10 hacks to get more out of Amazon Redshift
Whether you’re using Amazon Redshift to store data, move data, speed up your database environment, or run big data analytics, there are ten things you need to know to get the most out of it. Are you missing out on any of these secrets?
#1: Precompute results to materialize views
For repeated or predictable queries, materialised views can give you a big performance boost. Applications can quickly query the data in that view instead of crunching through a big table. If the data in the table changes, just run the SQL statement “refresh materialized view“. You can even go for an incremental refresh to avoid recomputing the whole table.
#2: Use elastic resize and concurrency scaling to handle bursts of workload
Concurrency scaling and elastic resize let you resize clusters on the fly to cope with sudden rises and falls in demand.
With elastic resize, you can double or halve the number of compute nodes in a cluster or change the node type. It doesn’t require you to restart the cluster, and only takes a few minutes. If you enable concurrency scaling, your cluster can resize itself in response to the incoming workload.

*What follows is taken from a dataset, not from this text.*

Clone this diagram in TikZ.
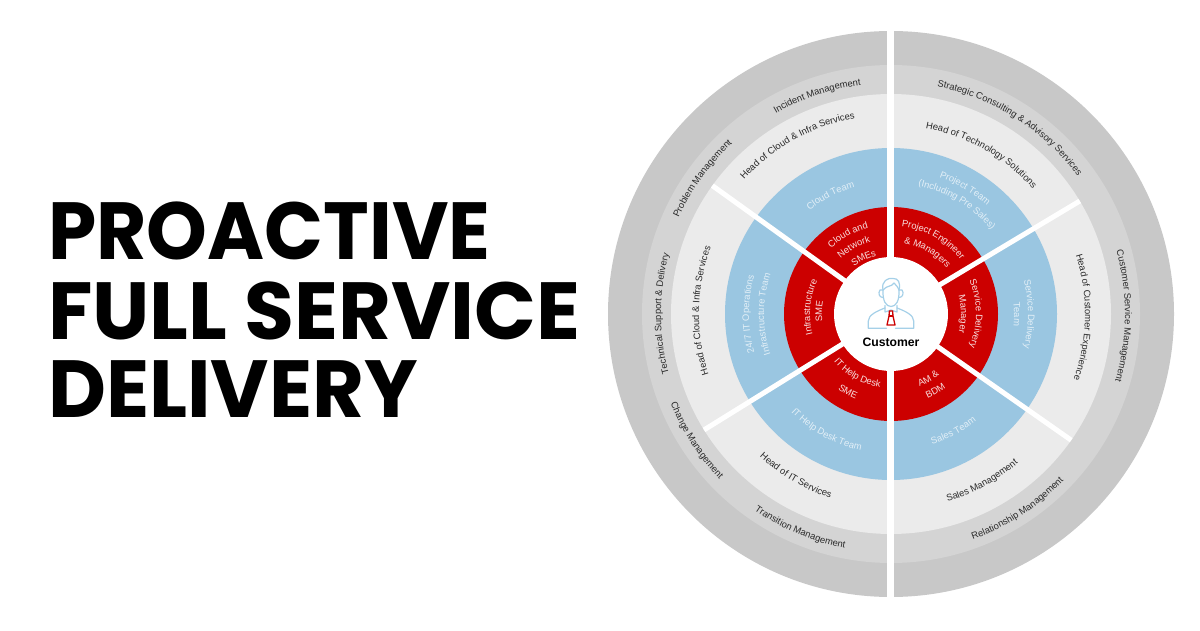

#3: Use the Amazon Redshift Advisor to lighten the admin load
Amazon Redshift Advisor will run tests on your cluster and give you recommendations to help you boost its performance and save on operating costs. For instance, it can recommend the best distribution key or sort key for your tables, show you where you can save space with compression encodings, and spot where table data is out of date or missing.
#4: Increase throughput with Auto WLM
Auto WLM (workload management) uses machine learning to maximise throughput. You can set query priorities to make sure the most important work gets priority, and set query monitoring rules that let you change priorities dynamically. You can also use short query acceleration to let small jobs jump the queue, and concurrency scaling to bring in extra clusters when needed.
#5: Make use of data lake integration
Amazon Redshift is integrated with other Amazon web services like S3. You can query data from files on Amazon S3, bring in extra processing power from the Amazon Redshift Spectrum compute layer, or export data to the data lake by writing to external tables or using the UNLOAD command.
#6: Make ETL operations a picnic with temporary tables
Amazon Redshift offers temporary tables designed to last for one SQL session. If you use these correctly, they can give you a significant performance boost on some ETL operations. The trick is to avoid using SELECT…INTO to create them, and instead use CREATE TABLE, which allows you to set the column encoding and distribution and sort keys. Temporary tables without column encoding can cause distribution errors.
#8: Use federated queries to connect OLAP and OLTP with the data lake
Skip the ETL operations and table-making altogether with federated queries, which let you run analytics on data in the data lake or on your OLAP/OLTP databases. Or use federated queries to simplify ETL and data ingestion: instead of moving data via Amazon S3 using COPY, you can just ingest it straight into a table.
#8: Use COPY to maintain efficient data loads
What the COPY command is useful for is performing data loads of file-based data as quickly as possible using the minimum of resources. It loads data in parallel, using every compute node in your cluster, from any SSH connection or from sources like Amazon DynamoDB, Amazon S3, and Amazon EMR HDFS file systems. Compress your data files down to about 1MB-1GB a pop for best results.
#9: Get extra performance insights through Amazon CloudWatch and QMR
As well as the Amazon Redshift Advisor, check out CloudWatch metrics, which are data points you can use with Amazon CloudWatch monitoring. Between these and QMR (query monitoring rules), you shouldn’t need to write your own metrics. Even if you haven’t set query monitoring rules, Redshift automatically collects QMR data. You can query it with commands like:
query_cpu_time (CPU time for an SQL statement)
query_temp_blocks_to_disk (temporary disk space needed for a job)
spectrum_scan_row_count (number of Spectrum rows scanned by a query)
#10: Use the latest Amazon Redshift drivers from AWS
If you haven’t switched to the new Amazon Redshift-specific JDBC and ODBC drivers yet, it’s time to do that. If you want to change parameters (though you’ll rarely need to), you’ll need these drivers.
For JDBC, to avoid out-of-memory errors on large data sets, use a LIMIT or OFFSET clause to restrict results. And for ODBC, use the CURSOR command.